You don't need to be an artist to enjoy the magic of colour charts: boards with a variety of shades are indeed simply mesmerizing and usually feature hues for all tastes.
In the book The Art of Color (Download Johannes Ittens_TheArtofColor) Johannes Itten stated that "color is life, for a world without colors appears to us dead". So, for today's post, let's look at some particularly inspiring colour charts.
In 1966, Gerhard Richter introduced the Color Chart concept in his practice: the arrangement of the colours on the squares painted on the canvas was done by a random process, but the first works of this kind were inspired by Pop Art and based on commercial colour samples.
Then, little by little, from mere copies of paint sample cards, Richter came up with a system that allowed him to multiply his primary palette and come up with a definite number of colour fields. In this way, he managed to conjure up 1,024 tones in an artwork that called to mind pixelated images.
He took things further and, in 1974, by repeating each of the 1,024 hues four times, he created "4096 Farben". The painting consisted of 4,096 colour fields and ended up being used as the basis for the artist's remarkable Cologne Cathedral Window (View this photo) in 2007 (but there are echoes of this work also in modern artworks such as Beeple's groundbreaking NFT "Everydays: The First 5,000 Days").
Richter's "4096 Farben" is on public display at Sotheby's London galleries until tomorrow before going up for auction for the first time in nearly two decades at the auction house's New York HQ in the Contemporary Evening Auction on May 18 (estimated value of $18-25 million), presented in partnership with Celine.
Fashion-wise Bernat Klein was a pioneer of the colour chart.
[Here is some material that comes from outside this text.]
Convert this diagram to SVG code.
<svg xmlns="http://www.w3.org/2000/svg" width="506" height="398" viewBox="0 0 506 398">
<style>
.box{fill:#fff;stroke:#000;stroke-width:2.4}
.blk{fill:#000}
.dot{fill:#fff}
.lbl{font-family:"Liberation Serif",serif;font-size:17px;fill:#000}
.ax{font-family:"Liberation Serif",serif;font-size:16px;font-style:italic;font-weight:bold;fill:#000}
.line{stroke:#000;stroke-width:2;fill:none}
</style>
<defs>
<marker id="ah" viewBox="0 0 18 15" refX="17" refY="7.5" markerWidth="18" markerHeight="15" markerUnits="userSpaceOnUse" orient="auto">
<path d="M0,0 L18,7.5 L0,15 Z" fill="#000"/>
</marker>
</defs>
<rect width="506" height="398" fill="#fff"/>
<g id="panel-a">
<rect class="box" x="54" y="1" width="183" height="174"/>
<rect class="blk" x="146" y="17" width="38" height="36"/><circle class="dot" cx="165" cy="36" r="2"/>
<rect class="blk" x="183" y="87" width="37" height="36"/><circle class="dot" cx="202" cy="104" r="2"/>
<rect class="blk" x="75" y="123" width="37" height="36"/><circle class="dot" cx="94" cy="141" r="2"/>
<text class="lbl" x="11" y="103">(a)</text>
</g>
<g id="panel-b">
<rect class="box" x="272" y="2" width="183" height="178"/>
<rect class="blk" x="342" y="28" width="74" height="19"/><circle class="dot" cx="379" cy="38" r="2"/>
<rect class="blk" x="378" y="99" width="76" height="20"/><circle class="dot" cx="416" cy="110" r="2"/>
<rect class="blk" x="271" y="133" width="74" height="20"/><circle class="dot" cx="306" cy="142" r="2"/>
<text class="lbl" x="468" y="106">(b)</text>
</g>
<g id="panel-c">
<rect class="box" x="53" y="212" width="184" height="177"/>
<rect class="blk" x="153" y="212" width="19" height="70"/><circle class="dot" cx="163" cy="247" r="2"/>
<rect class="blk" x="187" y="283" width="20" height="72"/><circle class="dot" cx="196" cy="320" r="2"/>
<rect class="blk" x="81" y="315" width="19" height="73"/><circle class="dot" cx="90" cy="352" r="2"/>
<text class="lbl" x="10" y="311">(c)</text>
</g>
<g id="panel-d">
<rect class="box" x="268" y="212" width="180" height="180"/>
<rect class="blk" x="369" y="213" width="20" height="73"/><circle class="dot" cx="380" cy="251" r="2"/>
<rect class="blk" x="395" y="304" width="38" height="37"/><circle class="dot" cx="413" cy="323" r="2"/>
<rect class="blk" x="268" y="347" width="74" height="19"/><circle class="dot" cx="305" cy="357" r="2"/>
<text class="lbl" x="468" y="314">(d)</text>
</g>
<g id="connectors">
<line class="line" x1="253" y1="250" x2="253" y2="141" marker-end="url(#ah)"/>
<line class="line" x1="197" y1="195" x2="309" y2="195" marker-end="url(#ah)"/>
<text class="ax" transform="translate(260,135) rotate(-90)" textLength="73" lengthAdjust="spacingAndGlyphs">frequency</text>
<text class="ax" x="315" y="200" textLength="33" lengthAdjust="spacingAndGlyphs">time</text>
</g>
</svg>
Nowadays, colour charts are mainly digital and fashion houses and brands often subscribe to agencies that provide colour services, but Klein created his own guides.
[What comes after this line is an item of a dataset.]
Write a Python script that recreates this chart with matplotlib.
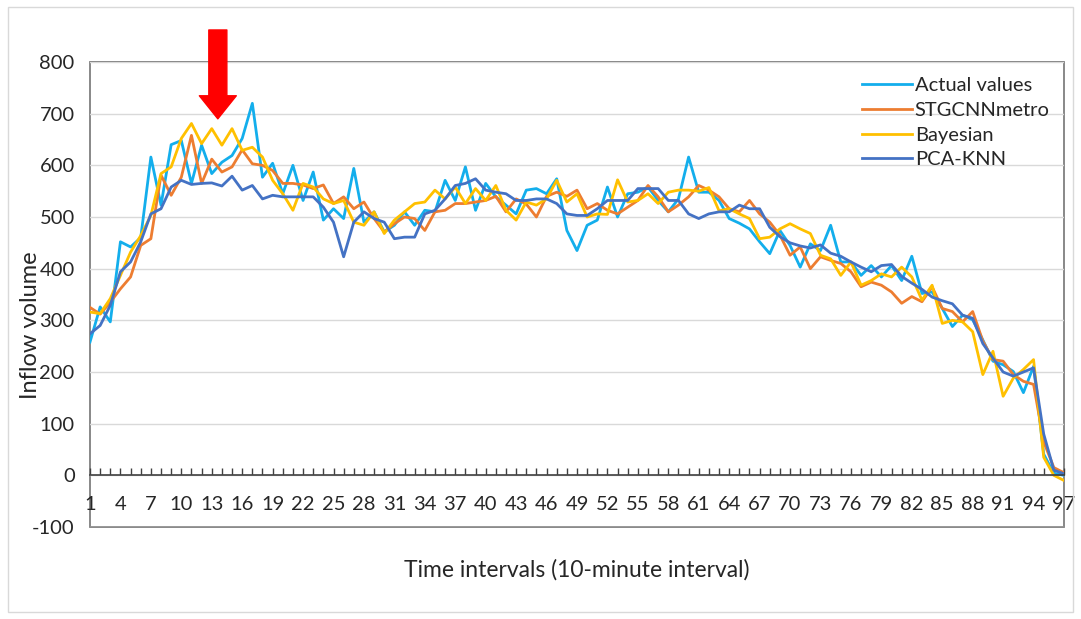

Born in Yugoslavia (now Serbia) in 1922, to an Orthodox Jewish family running a wholesale textile business, Klein studied in the UK and lived in Galashiels, in the Scottish Borders.
In his work he was inspired by the colours of the local landscapes and the nature surrounding his modernist house, High Sunderland (commissioned to architect Peter Womersley in the 1950s), and by his passion for Pointillist oil paintings.
An accomplished painter, colour consultant, textile and industrial designer, Klein turned these inspirations into highly original palettes and fashion textiles with unique textures.
At times, his paintings - such as "Lichen", a grid of squares (similar to Richter's colour charts) in which neutral tones were mixed with a green palette with occasional sparkles of yellow - became the starting point for his intricate and multi-coloured tweeds.
In 1965 he published his first Personal Colour Guide: this concept was inspired by one principle - individuals should adhere to a palette that complimented their eyes when choosing clothes, rather than follow fashion trends. The eyes for Klein were indeed "the most positively coloured part of the human body".
The Guides, discussed in great detail in Klein's book "Eye for Colour", became successful also with the UK Government: in 1969, the Department of the Environment commissioned the artist and textile designer to create a standardised range of fabrics for a variety of purposes and for administration offices and army accommodation.
For the occasion, he came up with co-ordinated colour guides for interiors, with designs for 22 carpets, 13 woven textiles and 11 polyester fabrics. The three volumes of colour schemes, featured one key carpet design with samples of co-ordinated textiles and accent fabrics that would have worked well together to create perfectly co-ordinated working and living environments.
Some of Klein's colour charts are also part of the exhibition "Bernat Klein: Design In Colour" at the National Museum Of Scotland, Edinburgh (until 23rd April).
The museum acquired Klein's archive in 2010, that includes around 4,000 objects. The charts on display are taken from his Colour Box, "a large wooden structure designed to hold twenty or so boards on to which were stuck row after row of tiny, plastic pockets," Bernat Klein's daughter Shelley explains in the volume "The See-Through House".
The pockets contained "tiny twists of yarn, snippets of paper, dimples of wool and fingernails of cloth", collected and subsequently methodically arranged throughout the years for reference purposes. Klein used them to combine and balance colours, so these charts are important to understand where his luxurious multi-nuanced velvet tweeds came from.
As stated above, Klein appreciated the nuances of the colours surrounding him, but also their instability: a video interview included in the exhibition features people who worked with him and includes a story about Klein bringing a leaf into the dye-works and asking to immediately produce a hue replicating that particular shade before the leaf changed colour.
In our intangible, immaterial and digital world, Klein's colour guides (replicas of his charts are available from the Bernat Klein Foundation) provide us with a tangible and physical connection with colours. They inspire us to appreciate and value all hues in different contexts and disciplines, not just in art, fashion or interior design, challenging our traditional understanding and preconceived notions of colours.